My most trusted Iraq expert, Juan Cole, is a bitter opponent of the Bush Administration but has also opposed a near-term US withdrawal as a recipe for disaster. Lately though, he's been considering "replacing" the US with the UN in Iraq as something that could be feasible and beneficial.
I keep the word "replacing" in quotes because scenarios he discussed kept a significant US military presence in Iraq, so it's not a real withdrawal. The politically-infeasible component is having the US troops under UN control - not even a Democratic president would support that or be able to get it through Congress. I don't have a problem with it, I'm just pointing out facts. Elsewhere in his blog, Cole reprints various criticisms of the idea: that the UN is nearly as distrusted in Iraq as the US (it won't be greeted with flowers), that Iraqi racism will cause serious problems with Third World peacekeepers, and that many countries angry at the US will refuse to provide peacekeeping troops on a dangerous mission.

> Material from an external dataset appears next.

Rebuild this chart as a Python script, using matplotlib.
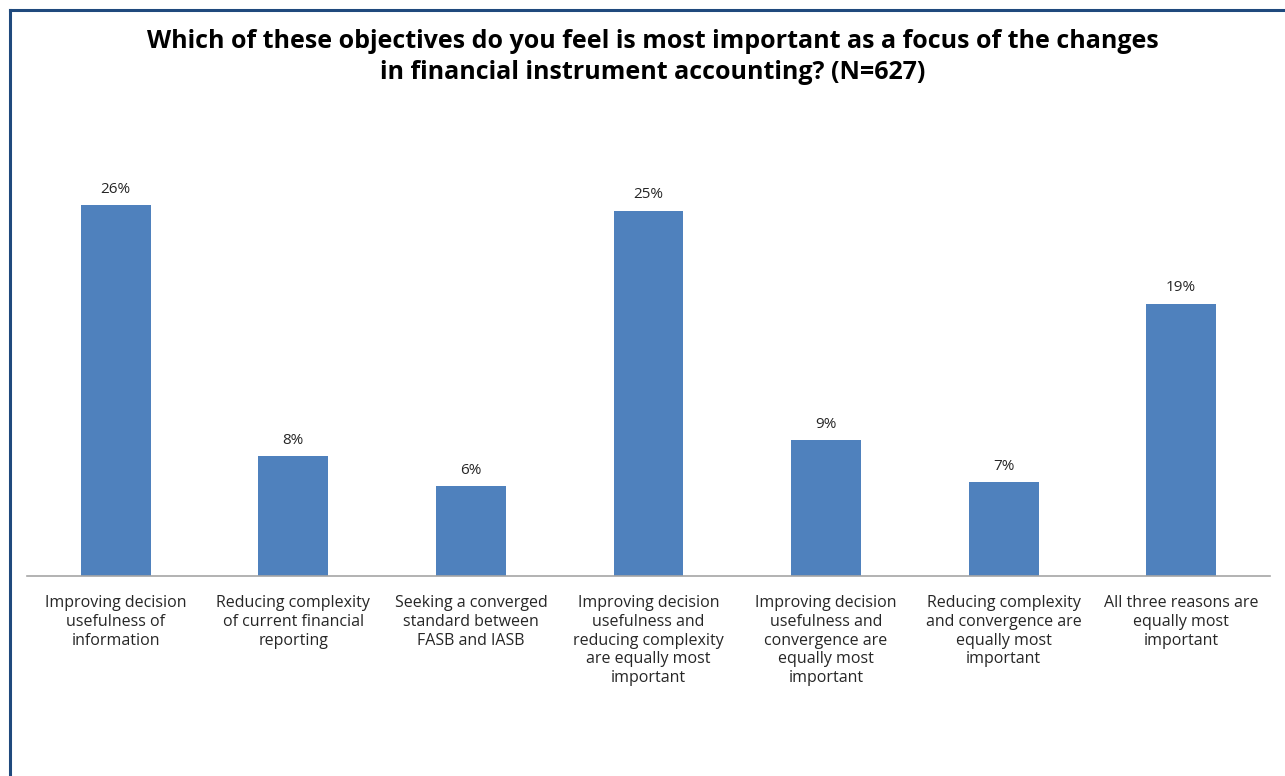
import matplotlib
matplotlib.use("Agg")
import matplotlib.pyplot as plt
from matplotlib.lines import Line2D

categories = [
    "Improving decision\nusefulness of\ninformation",
    "Reducing complexity\nof current financial\nreporting",
    "Seeking a converged\nstandard between\nFASB and IASB",
    "Improving decision\nusefulness and\nreducing complexity\nare equally most\nimportant",
    "Improving decision\nusefulness and\nconvergence are\nequally most\nimportant",
    "Reducing complexity\nand convergence are\nequally most\nimportant",
    "All three reasons are\nequally most\nimportant",
]
values = [26.0, 8.4, 6.3, 25.6, 9.5, 6.6, 19.1]
labels = ["26%", "8%", "6%", "25%", "9%", "7%", "19%"]
title = "Which of these objectives do you feel is most important as a focus of the changes\nin financial instrument accounting? (N=627)"

plt.rcParams['font.family'] = ['Open Sans', 'DejaVu Sans']

W, H = 1285, 776
fig = plt.figure(figsize=(W/100, H/100), dpi=100)
ax = fig.add_axes([27/W, (H-576)/H, (1270-27)/W, 428/H])

x = list(range(len(categories)))
ax.bar(x, values, width=0.394, color="#4F81BD", zorder=2)
ax.set_xlim(-0.5, len(categories)-0.5)
ax.set_ylim(0, 30)
for xi, v, lab in zip(x, values, labels):
    ax.annotate(lab, (xi, v), xytext=(0, 6), textcoords="offset points",
                ha="center", va="bottom", fontsize=11, color="#262626")

ax.set_xticks(x)
ax.set_xticklabels(categories, fontsize=11.5, color="#262626", linespacing=1.24, va="top")
ax.tick_params(axis="x", length=0, pad=13.5)
ax.set_yticks([])
for s in ["top", "right", "left"]:
    ax.spines[s].set_visible(False)
ax.spines["bottom"].set_color("#A6A6A6")
ax.spines["bottom"].set_linewidth(1.2)

fig.text(653/W, 1-57/H, title, ha="center", va="center", fontsize=18,
         fontweight="bold", color="black", linespacing=1.36)

# border lines (left and top)
fig.add_artist(Line2D([10/W, 10/W], [0, 1-10/H], color="#1F497D", lw=2.2, transform=fig.transFigure))
fig.add_artist(Line2D([10/W, 1], [1-10/H, 1-10/H], color="#1F497D", lw=2.2, transform=fig.transFigure))

fig.savefig("out.png", dpi=100)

My opinion still favors something I thought Kerry should have said last summer - a split US/UN military command. Withdraw the US troops from Kurdish areas, Shiite areas, and the Syrian border, and let the UN handle those. Concentrate US troops in the Sunni provinces, and bring in additional troops. I disagree with the argument there aren't additional troops - there are additional troops doing worthwhile things in South Korea and Europe, but the Iraq work is more important - pull the troops out of these other areas.
If there is a UN force capable of handling the entire country, I'd favor a complete withdrawal. I don't think there is one.
(Can't resist adding this side-note: College Republicans very enthusiastic about the Iraq war, and not so enthusiastic about enlisting.)